Non blocking glReadPixels of depth values with PBO

I am reading a single pixel's depth from the framebuffer to implement picking. Originally my glReadPixels() was taking a very long time (5ms or so) and on nVidia it would even burn 100% CPU during that time. On Intel it was slow as well, but with idle CPU.

Since then, I used the PixelBufferObject functionality, PBO, to make the glReadPixels asynchronous and also double buffered using this well known example.

This approach works well, and let's me make a glReadPixels() call asynchronous but only if I read RGBA values. If I use the same PBO approach to read depth values, the glReadPixels() blocks again.

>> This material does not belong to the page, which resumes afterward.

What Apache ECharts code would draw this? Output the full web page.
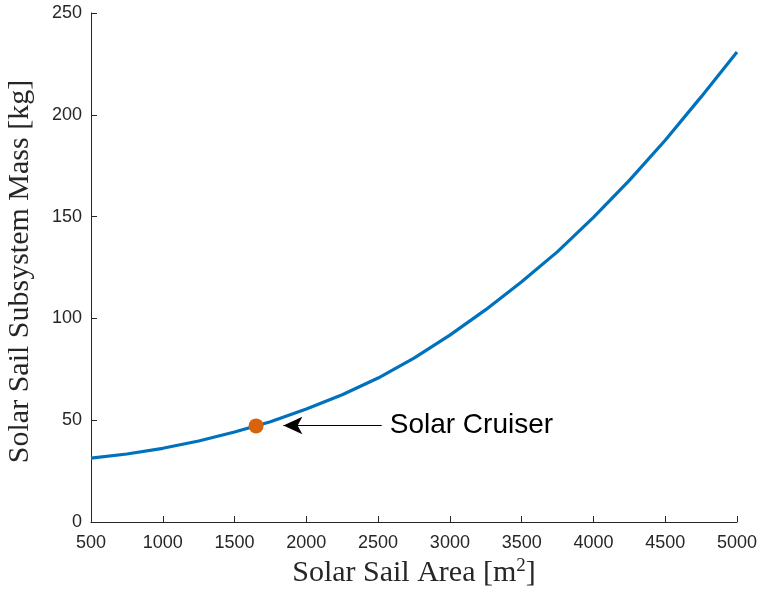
<!DOCTYPE html>
<html>
<head>
<meta charset="utf-8">
<script src="https://cdn.jsdelivr.net/npm/echarts@6/dist/echarts.min.js"></script>
<style>html,body{margin:0;padding:0;background:#fff}#c{width:759px;height:592px}</style>
</head>
<body>
<div id="c"></div>
<script>
// Solar sail area [m^2]
const areas = [500, 750, 1000, 1250, 1500, 1750, 2000, 2250, 2500, 2750, 3000, 3250, 3500, 3750, 4000, 4250, 4500, 4750, 5000];
// Subsystem mass [kg]
const masses = [31.4, 33.4, 36.2, 39.8, 44.2, 49.2, 55.5, 62.5, 70.7, 80.5, 91.8, 104.3, 118.0, 132.8, 149.6, 167.8, 187.5, 208.8, 230.8];
// Solar Cruiser point
const cruiserPoint = [1650, 47.2];
const cruiserLabel = 'Solar Cruiser';
// Annotation arrow: from tip to tail (data coords)
const arrowTip = [1840, 47.4];
const arrowTail = [2525, 47.4];

const xTicks = {min: 500, max: 5000, interval: 500};
const yTicks = {min: 0, max: 250, interval: 50};

const chart = echarts.init(document.getElementById('c'), null, {renderer: 'canvas'});
const axisColor = '#262626';
chart.setOption({
  animation: false,
  backgroundColor: '#fff',
  grid: {left: 91, right: 22, top: 13, bottom: 70, containLabel: false, outerBoundsMode: 'none'},
  xAxis: {
    type: 'value', min: xTicks.min, max: xTicks.max, interval: xTicks.interval,
    name: 'Solar Sail Area [m{sup|2}]',
    nameLocation: 'middle', nameGap: 32,
    nameTextStyle: {fontFamily: 'Liberation Serif', fontSize: 30, color: axisColor,
      rich: {sup: {fontFamily: 'Liberation Serif', fontSize: 19, color: axisColor, verticalAlign: 'top', padding: [0,0,14,0]}}},
    axisLine: {show: true, lineStyle: {color: axisColor, width: 1}},
    axisTick: {show: true, inside: true, length: 6, lineStyle: {color: axisColor}},
    axisLabel: {fontFamily: 'Liberation Sans', fontSize: 18, color: axisColor, margin: 12,
      formatter: v => String(v)},
    splitLine: {show: false}
  },
  yAxis: {
    type: 'value', min: yTicks.min, max: yTicks.max, interval: yTicks.interval,
    name: 'Solar Sail Subsystem Mass [kg]',
    nameLocation: 'middle', nameGap: 56, nameRotate: 90,
    nameTextStyle: {fontFamily: 'Liberation Serif', fontSize: 30, color: axisColor, padding: [0, 8, 0, 0]},
    axisLine: {show: true, lineStyle: {color: axisColor, width: 1}},
    axisTick: {show: true, inside: true, length: 6, lineStyle: {color: axisColor}},
    axisLabel: {fontFamily: 'Liberation Sans', fontSize: 18, color: axisColor, margin: 9,
      formatter: v => String(v)},
    splitLine: {show: false}
  },
  series: [
    {
      type: 'line',
      data: areas.map((a, i) => [a, masses[i]]),
      showSymbol: false,
      smooth: false,
      lineStyle: {color: '#0072BD', width: 3.2},
      itemStyle: {color: '#0072BD'},
      z: 2,
      markLine: {
        silent: true,
        symbol: ['arrow', 'none'],
        symbolSize: [13, 19],
        lineStyle: {color: '#000', width: 1, type: 'solid'},
        label: {show: true, position: 'end', formatter: cruiserLabel, distance: 8,
          fontFamily: 'Liberation Sans', fontSize: 28, color: '#000'},
        data: [[{coord: arrowTip}, {coord: arrowTail}]]
      }
    },
    {
      type: 'scatter',
      data: [cruiserPoint],
      symbol: 'circle',
      symbolSize: 15,
      itemStyle: {color: '#D86409', opacity: 1},
      z: 3
    }
  ]
});
</script>
</body>
</html>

Reading RGBA: glReadPixels() takes 12µs.

Reading DEPTH: glReadPixels() takes 5ms.

I tried this on nVidia and Intel drivers. With different format/type combinations. I tried:

glReadPixels( srcx, srcy, 1, 1, GL_DEPTH_COMPONENT, GL_FLOAT, 0 );

and:

glReadPixels( srcx, srcy, 1, 1, GL_DEPTH_STENCIL, GL_UNSIGNED_INT_24_8, 0 );

and:

glReadPixels( srcx, srcy, 1, 1, GL_DEPTH_STENCIL, GL_FLOAT_32_UNSIGNED_INT_24_8_REV, 0 );

None of these would result in an asynchronous glReadPixels() call. But if I read RGBA values with the following call:

glReadPixels( srcx, srcy, 1, 1, GL_RGBA, GL_UNSIGNED_BYTE, 0 );

then the glReadPixels() returns immediately, thus no longer blocks.

Before reading the single pixel, I do:

glReadBuffer( GL_FRONT );
glBindBuffer( GL_PIXEL_PACK_BUFFER, pboid );

And I create the double buffered PBO with:

glGenBuffers( NUMPBO, pboids );
for ( int i=0; i<NUMPBO; ++i )
{
    const int pboid = pboids[i];
    glBindBuffer( GL_PIXEL_PACK_BUFFER, pboid );
    glBufferData( GL_PIXEL_PACK_BUFFER, DATA_SIZE, 0, GL_STREAM_READ );
    ...

I create my framebuffer using SDL2 with depth size 24, stencil size 8, and the default double buffer.

I am using OpenGL Core Profile 3.3 on Ubuntu LTS.

I don't actually read the pixel depth (via glMapBuffer) until the next frame so there is no synchronization going on. The glReadPixel should have triggered an async operation and return immediately (as it does for RGBA). But it does not, for reading depth.

That would require there to be two depth buffers. But there aren't. Multi-buffering refers to the number of color buffers, since those are what actually get displayed. Implementations pretty much never give you multiple depth buffers.

In order to service a read from the depth buffer, that read has to happen before "the next frame" takes place. So there would need to be synchronization.

Generally speaking, it's best to read from your own images. That way, you have complete control over things like format, when they get reused, and the like, so that you can control issues of synchronization. If you need two depth buffers so that you can read from one while using the other, then you need to create that.

And FYI: reading from the default framebuffer at all is dubious due to pixel ownership issues and such. But reading from the front buffer is pretty much always the wrong thing.